**AIM:**
Copy out all the lines in the records that include the word "with".

**DATASET ROWS:**
* begin *

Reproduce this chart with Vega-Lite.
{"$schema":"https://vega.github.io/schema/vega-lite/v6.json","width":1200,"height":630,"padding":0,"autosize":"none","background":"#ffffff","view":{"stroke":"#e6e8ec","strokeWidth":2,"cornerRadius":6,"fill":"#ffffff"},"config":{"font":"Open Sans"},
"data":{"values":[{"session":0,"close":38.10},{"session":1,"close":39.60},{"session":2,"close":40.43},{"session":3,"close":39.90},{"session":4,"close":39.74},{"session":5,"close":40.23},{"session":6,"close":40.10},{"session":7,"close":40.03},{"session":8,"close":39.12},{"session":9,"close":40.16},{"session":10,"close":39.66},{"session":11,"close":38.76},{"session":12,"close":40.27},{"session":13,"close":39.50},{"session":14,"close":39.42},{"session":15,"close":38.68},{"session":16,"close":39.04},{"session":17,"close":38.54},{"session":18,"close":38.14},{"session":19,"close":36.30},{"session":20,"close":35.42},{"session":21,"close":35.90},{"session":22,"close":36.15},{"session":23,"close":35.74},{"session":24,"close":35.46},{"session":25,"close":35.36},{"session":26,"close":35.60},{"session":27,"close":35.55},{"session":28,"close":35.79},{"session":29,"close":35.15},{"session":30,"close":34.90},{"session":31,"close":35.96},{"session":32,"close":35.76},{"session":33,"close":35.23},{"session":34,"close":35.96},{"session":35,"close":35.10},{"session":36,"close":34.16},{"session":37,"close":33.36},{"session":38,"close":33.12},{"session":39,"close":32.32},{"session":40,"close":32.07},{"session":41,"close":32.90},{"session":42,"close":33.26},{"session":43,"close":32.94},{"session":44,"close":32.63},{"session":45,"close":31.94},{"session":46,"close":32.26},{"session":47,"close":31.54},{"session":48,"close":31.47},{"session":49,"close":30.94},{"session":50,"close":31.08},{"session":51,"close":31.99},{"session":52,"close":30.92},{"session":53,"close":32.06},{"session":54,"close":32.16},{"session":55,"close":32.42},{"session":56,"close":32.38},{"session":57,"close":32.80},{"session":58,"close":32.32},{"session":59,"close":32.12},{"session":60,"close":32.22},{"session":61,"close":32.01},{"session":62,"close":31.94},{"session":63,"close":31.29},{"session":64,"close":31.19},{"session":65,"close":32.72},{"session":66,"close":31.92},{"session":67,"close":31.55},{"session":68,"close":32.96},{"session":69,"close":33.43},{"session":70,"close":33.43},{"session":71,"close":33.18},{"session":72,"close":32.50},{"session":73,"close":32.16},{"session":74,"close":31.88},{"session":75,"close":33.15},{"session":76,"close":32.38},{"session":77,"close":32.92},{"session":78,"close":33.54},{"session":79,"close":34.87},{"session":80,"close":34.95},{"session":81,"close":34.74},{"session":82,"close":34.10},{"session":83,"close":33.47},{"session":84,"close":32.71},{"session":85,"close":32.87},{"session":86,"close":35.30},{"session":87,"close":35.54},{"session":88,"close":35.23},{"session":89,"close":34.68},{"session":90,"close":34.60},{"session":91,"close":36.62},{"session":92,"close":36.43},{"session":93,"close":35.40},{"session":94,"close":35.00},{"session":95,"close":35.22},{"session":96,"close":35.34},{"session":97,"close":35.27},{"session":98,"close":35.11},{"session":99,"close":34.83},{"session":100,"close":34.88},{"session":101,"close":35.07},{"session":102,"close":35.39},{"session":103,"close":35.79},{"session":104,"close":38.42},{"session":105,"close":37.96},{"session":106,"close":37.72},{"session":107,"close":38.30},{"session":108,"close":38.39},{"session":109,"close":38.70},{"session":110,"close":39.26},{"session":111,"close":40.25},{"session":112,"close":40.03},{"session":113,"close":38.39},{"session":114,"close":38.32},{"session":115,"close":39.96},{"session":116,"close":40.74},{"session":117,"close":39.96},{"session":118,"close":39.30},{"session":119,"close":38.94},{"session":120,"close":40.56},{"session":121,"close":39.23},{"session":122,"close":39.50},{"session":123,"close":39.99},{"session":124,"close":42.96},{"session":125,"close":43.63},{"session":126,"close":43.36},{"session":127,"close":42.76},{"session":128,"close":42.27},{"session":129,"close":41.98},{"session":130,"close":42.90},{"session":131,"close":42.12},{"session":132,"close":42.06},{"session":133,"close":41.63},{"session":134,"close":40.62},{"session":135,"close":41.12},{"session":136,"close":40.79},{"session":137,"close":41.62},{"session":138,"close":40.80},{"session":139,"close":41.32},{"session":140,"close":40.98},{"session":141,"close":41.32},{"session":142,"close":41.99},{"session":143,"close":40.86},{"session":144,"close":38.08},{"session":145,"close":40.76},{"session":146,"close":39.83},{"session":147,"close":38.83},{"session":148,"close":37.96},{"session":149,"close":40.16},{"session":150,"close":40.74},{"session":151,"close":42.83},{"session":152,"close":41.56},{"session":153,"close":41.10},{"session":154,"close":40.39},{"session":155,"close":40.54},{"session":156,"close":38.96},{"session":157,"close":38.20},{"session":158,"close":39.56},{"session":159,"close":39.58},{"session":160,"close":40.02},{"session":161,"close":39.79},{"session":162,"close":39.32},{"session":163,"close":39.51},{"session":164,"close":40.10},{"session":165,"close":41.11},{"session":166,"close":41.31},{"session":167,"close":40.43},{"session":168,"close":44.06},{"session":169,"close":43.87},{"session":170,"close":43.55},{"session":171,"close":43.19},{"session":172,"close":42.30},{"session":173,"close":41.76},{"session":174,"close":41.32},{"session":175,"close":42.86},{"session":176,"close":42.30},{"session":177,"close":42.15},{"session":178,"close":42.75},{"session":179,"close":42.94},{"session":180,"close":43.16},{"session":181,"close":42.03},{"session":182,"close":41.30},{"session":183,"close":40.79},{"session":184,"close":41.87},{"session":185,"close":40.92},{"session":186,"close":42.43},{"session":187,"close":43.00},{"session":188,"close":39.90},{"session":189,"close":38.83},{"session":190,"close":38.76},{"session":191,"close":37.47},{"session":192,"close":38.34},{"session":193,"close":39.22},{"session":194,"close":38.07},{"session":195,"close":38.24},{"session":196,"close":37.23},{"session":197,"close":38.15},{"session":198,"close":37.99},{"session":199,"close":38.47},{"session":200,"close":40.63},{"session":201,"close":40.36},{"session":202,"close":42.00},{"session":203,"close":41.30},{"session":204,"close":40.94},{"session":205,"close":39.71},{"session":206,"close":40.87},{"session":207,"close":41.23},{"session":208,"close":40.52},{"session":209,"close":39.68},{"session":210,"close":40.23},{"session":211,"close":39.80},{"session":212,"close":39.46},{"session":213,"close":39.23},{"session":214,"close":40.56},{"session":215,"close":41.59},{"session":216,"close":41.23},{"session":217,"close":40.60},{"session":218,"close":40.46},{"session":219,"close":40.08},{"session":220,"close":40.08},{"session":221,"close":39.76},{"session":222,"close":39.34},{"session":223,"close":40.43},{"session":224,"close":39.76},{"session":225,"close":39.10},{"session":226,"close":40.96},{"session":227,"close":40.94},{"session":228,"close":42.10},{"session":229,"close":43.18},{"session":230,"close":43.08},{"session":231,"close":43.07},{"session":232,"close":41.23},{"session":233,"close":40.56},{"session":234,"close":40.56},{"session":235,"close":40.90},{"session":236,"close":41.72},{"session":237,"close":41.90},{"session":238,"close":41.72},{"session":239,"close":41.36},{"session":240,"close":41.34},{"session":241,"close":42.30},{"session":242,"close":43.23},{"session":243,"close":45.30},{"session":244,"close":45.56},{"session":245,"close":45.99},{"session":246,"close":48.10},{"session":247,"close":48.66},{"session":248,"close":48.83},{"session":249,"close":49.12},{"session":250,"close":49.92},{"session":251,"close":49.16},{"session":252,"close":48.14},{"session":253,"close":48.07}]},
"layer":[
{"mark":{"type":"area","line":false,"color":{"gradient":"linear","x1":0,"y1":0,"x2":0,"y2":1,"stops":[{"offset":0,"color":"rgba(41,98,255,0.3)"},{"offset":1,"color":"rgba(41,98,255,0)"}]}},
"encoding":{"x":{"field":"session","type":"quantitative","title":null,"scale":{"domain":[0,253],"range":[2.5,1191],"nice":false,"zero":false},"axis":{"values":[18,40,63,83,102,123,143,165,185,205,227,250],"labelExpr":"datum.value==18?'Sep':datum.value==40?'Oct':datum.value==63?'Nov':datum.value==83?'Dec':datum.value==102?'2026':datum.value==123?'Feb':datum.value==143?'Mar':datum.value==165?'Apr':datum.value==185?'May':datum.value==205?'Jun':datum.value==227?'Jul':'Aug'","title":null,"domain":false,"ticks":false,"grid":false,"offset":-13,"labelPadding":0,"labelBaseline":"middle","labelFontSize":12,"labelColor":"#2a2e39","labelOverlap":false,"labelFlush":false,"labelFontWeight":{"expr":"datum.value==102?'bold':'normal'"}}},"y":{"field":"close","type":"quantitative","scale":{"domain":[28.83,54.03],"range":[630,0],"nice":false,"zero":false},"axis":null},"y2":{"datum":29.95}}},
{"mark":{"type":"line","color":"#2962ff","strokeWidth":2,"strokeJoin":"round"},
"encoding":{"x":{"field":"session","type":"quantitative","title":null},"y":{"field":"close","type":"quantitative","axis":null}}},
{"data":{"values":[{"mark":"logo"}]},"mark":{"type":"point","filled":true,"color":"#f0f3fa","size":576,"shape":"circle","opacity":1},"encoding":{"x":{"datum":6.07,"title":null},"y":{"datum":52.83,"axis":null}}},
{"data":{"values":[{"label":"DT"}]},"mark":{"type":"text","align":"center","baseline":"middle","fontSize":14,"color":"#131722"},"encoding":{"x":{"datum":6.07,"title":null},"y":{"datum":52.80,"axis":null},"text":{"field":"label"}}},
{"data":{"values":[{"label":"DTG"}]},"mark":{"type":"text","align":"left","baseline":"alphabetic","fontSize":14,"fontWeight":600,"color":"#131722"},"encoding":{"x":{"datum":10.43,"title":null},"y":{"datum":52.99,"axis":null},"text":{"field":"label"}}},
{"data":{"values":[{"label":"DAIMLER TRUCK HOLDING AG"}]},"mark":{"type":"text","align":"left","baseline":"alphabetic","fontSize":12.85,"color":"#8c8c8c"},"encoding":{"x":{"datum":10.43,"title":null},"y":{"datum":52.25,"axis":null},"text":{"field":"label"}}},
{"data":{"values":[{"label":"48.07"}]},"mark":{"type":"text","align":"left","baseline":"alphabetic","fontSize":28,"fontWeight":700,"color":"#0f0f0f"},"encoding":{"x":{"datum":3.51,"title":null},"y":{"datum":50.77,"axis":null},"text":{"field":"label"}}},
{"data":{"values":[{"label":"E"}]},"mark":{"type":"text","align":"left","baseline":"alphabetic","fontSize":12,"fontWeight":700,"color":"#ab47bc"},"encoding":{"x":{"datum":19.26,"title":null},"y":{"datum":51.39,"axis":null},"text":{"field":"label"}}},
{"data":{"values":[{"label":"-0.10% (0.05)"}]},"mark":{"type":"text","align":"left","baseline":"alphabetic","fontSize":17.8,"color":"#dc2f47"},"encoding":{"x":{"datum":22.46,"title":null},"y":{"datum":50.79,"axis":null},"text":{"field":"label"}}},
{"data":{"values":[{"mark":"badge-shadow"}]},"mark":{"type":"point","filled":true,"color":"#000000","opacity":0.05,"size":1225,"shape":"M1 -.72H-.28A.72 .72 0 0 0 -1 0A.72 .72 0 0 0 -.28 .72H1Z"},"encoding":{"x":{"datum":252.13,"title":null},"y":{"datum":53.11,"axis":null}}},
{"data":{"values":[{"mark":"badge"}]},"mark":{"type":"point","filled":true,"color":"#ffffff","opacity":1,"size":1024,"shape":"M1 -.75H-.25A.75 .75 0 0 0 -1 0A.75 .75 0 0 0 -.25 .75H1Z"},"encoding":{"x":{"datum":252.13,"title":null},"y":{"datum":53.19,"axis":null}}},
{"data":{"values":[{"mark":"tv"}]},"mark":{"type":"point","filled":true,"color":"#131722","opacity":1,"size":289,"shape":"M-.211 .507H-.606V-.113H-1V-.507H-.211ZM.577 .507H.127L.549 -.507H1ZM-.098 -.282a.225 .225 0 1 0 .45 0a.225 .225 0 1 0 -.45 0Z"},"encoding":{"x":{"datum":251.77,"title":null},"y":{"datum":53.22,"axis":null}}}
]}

* end *
* begin *

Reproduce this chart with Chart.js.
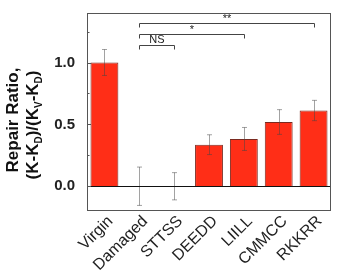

* end *

**EXPECTED ANSWER:**
Reproduce this chart with Vega-Lite.
Reproduce this chart with Chart.js.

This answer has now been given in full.